Financial Planning and Analysis

When Can You Take PMI Off Your Mortgage?

Learn how to stop paying Private Mortgage Insurance (PMI) on your home loan. Discover the conditions and steps for cancellation.

Private Mortgage Insurance (PMI) is typically required with a conventional mortgage when a homebuyer makes a down payment of less than 20% of the home’s value. PMI primarily protects the lender, not the borrower, against financial loss if the borrower defaults on their mortgage payments. While PMI adds to the monthly mortgage payment, it enables individuals to purchase a home without needing a substantial down payment. Understanding PMI removal can help homeowners reduce monthly housing expenses.

Automatic PMI Termination

The Homeowners Protection Act (HPA) of 1998 established rules for automatic PMI termination on certain home mortgages. PMI must be automatically cancelled by the mortgage servicer when the loan’s principal balance is scheduled to reach 78% of the home’s original value. This calculation is based on the initial amortization schedule, assuming regular, on-time payments.
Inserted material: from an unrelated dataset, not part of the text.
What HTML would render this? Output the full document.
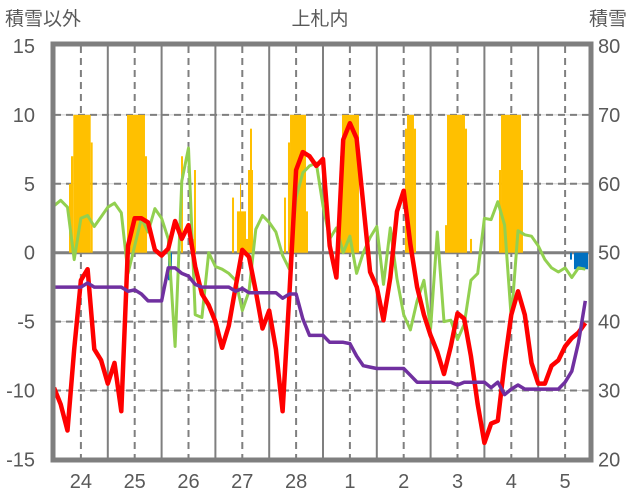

For automatic termination, the homeowner must be current on mortgage payments. If not current at the scheduled date, PMI terminates once the borrower becomes current. Mortgage servicers must notify borrowers annually about their PMI cancellation rights and scheduled termination.

PMI must also terminate by the first day of the month following the midpoint of the loan’s amortization period, even if the 78% loan-to-value (LTV) ratio has not been reached, provided the borrower is current. This serves as a final safeguard for PMI removal.

Borrower-Initiated PMI Cancellation

Homeowners can proactively request PMI cancellation before it automatically terminates. Cancellation can be requested once your loan balance reaches 80% of the home’s original value. This “original value” is the lesser of the contract sales price or the appraised value at purchase.

To qualify for borrower-initiated cancellation, a good payment history is required: no payments 30 days or more past due in the last 12 months, and no payments 60 days or more past due in the last 24 months. The property must also be free of junior liens, such as a second mortgage or home equity loan.

If the home’s value has increased significantly due to market appreciation or substantial home improvements, cancellation can be requested based on the current appraised value, even if the loan balance has not reached 80% of the original value. Significant improvements add value and extend the property’s useful life, beyond just maintenance. In such cases, a new appraisal, often at the borrower’s expense, is required to confirm the updated loan-to-value ratio.

Requesting PMI Cancellation

Contact your mortgage servicer to understand their specific requirements and procedures for PMI removal. Their contact information is usually on your monthly mortgage statement.

Submit a written request for PMI cancellation. Include any necessary supporting documentation, such as proof of substantial home improvements if relying on increased property value. The servicer will then guide you on whether a new appraisal is needed to verify the home’s current value.

If an appraisal is required, the servicer typically orders it, not the homeowner. The borrower usually bears the cost, which can range from $300 to $700. After reviewing your request and appraisal results, the servicer determines if you meet cancellation criteria and notifies you of their decision.

Situations Where PMI Removal May Differ

While the Homeowners Protection Act governs most conventional mortgages, certain loan types or circumstances have different mortgage insurance removal rules.

Federal Housing Administration (FHA) loans require Mortgage Insurance Premiums (MIP) instead of PMI. For FHA loans originated on or after June 3, 2013, if the down payment was less than 10%, MIP is required for the entire life of the loan. If the down payment was 10% or more, MIP may be removed after 11 years.

Veterans Affairs (VA) loans do not require PMI or MIP. Instead, VA loans include a one-time VA funding fee, ranging from 0.5% to 3.3% of the loan amount, which can often be rolled into the loan. Certain veterans, such as those receiving VA disability compensation, may be exempt from this fee.

Even if LTV thresholds are met, a mortgage servicer may deny a PMI cancellation request if the loan is considered “high-risk” due to factors like a history of late payments or additional liens. A loan modification can also reset loan terms and affect PMI removal.